* DATA EXTRACT *
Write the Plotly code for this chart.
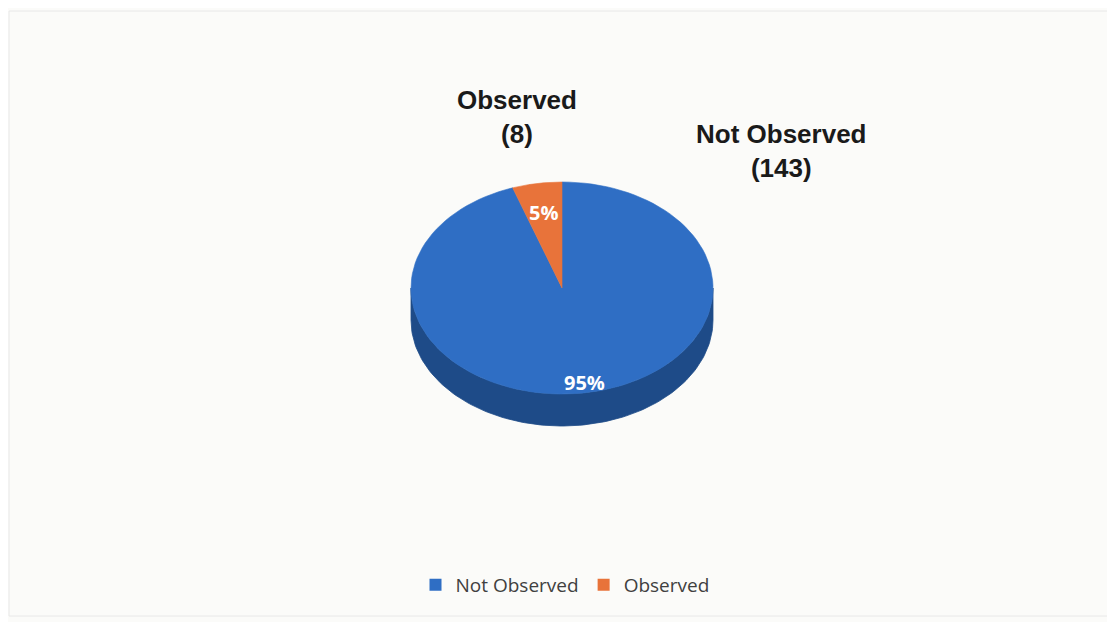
import numpy as np
import plotly.graph_objects as go

# ---- data ----
categories = ["Not Observed", "Observed"]
counts = [143, 8]

# ---- style ----
top_colors = ["#2F6EC4", "#E8733A"]
side_colors = ["#1E4B88", "#A9522B"]
pct_radial = [0.9, 0.72]          # where the % text sits inside each slice
outside_label_xy = [(781, 151), (517, 117)]  # page-pixel positions of the outside labels

W, H = 1115, 622
OFF = 8   # browser body margin
cx, cy, rx, ry, depth = 562, 288, 151, 106, 32

total = sum(counts)
fracs = [c / total for c in counts]


def arc(a, b, dy=0.0, n=120):
    t = np.radians(np.linspace(a, b, n))
    return cx + rx * np.cos(t), cy - ry * np.sin(t) + dy


fig = go.Figure()

# slice angular ranges: start at 12 o'clock, go clockwise
slices = []
start = 90.0
for cat, f in zip(categories, fracs):
    end = start - f * 360.0
    slices.append((start, end))
    start = end

# ---- side (thickness) of the tilted pie: only the front half is visible ----
for (a, b), cs in zip(slices, side_colors):
    hi, lo = max(a, b), min(a, b)
    for k in range(-2, 3):
        f_lo, f_hi = -180 + 360 * k, 0 + 360 * k
        s_lo, s_hi = max(lo, f_lo), min(hi, f_hi)
        if s_hi > s_lo:
            x1, y1 = arc(s_hi, s_lo, 0)
            x2, y2 = arc(s_lo, s_hi, depth)
            xs = np.concatenate([x1, x2, x1[:1]])
            ys = np.concatenate([y1, y2, y1[:1]])
            fig.add_trace(go.Scatter(x=xs, y=ys, mode="lines", fill="toself",
                                     fillcolor=cs, line=dict(color=cs, width=0.8),
                                     hoverinfo="skip", showlegend=False))

# ---- top faces ----
for (a, b), ct, cat, cnt in zip(slices, top_colors, categories, counts):
    ax_, ay_ = arc(a, b, 0)
    xs = np.concatenate([[cx], ax_, [cx]])
    ys = np.concatenate([[cy], ay_, [cy]])
    fig.add_trace(go.Scatter(x=xs, y=ys, mode="lines", fill="toself",
                             fillcolor=ct, line=dict(color=ct, width=0.6),
                             name=cat, hovertemplate=f"{cat}: {cnt}<extra></extra>",
                             showlegend=False))

# ---- legend entries ----
for cat, ct in zip(categories, top_colors):
    fig.add_trace(go.Scatter(x=[None], y=[None], mode="markers", name=cat,
                             marker=dict(symbol="square", size=12, color=ct)))

annotations = []
# percentage labels
for (a, b), f, r in zip(slices, fracs, pct_radial):
    mid = np.radians((a + b) / 2)
    px = cx + r * rx * np.cos(mid)
    py = cy - r * ry * np.sin(mid)
    annotations.append(dict(x=px, y=py, xref="x", yref="y", showarrow=False,
                            text=f"<b>{round(f * 100)}%</b>",
                            font=dict(family="Open Sans", size=20, color="white")))
# outside category labels
for cat, cnt, (lx, ly) in zip(categories, counts, outside_label_xy):
    annotations.append(dict(x=lx, y=ly, xref="x", yref="y", showarrow=False,
                            text=f"<b>{cat}<br>({cnt})</b>", align="center",
                            font=dict(family="Liberation Sans, Arial", size=26, color="#1a1a1a")))

PW, PH = W - OFF, H - OFF
fig.update_layout(
    width=PW, height=PH, autosize=False,
    margin=dict(l=0, r=0, t=0, b=0),
    paper_bgcolor="#FBFBF9", plot_bgcolor="rgba(0,0,0,0)",
    xaxis=dict(range=[OFF, W], visible=False, fixedrange=True),
    yaxis=dict(range=[H, OFF], visible=False, fixedrange=True),
    annotations=annotations,
    showlegend=True,
    legend=dict(orientation="h", x=(565 - OFF) / PW, xanchor="center",
                y=(PH - (585 - OFF)) / PH, yanchor="middle",
                font=dict(family="Open Sans", size=19, color="#404040"),
                bgcolor="rgba(0,0,0,0)", itemclick=False, itemdoubleclick=False),
    shapes=[dict(type="rect", xref="x", yref="y", x0=9, y0=11, x1=1109, y1=616,
                 line=dict(color="#E8E8E8", width=1), layer="below")],
)

fig.write_html("out.html", config={"displayModeBar": False})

* STATED EXERCISE *
From the top of the listing above, repeat each line exactly until you reach the line containing "counts = [143, 8]", and repeat that one too. Leave the pictures out.

* FINAL RESULT *
Write the Plotly code for this chart.
import numpy as np
import plotly.graph_objects as go

# ---- data ----
categories = ["Not Observed", "Observed"]
counts = [143, 8]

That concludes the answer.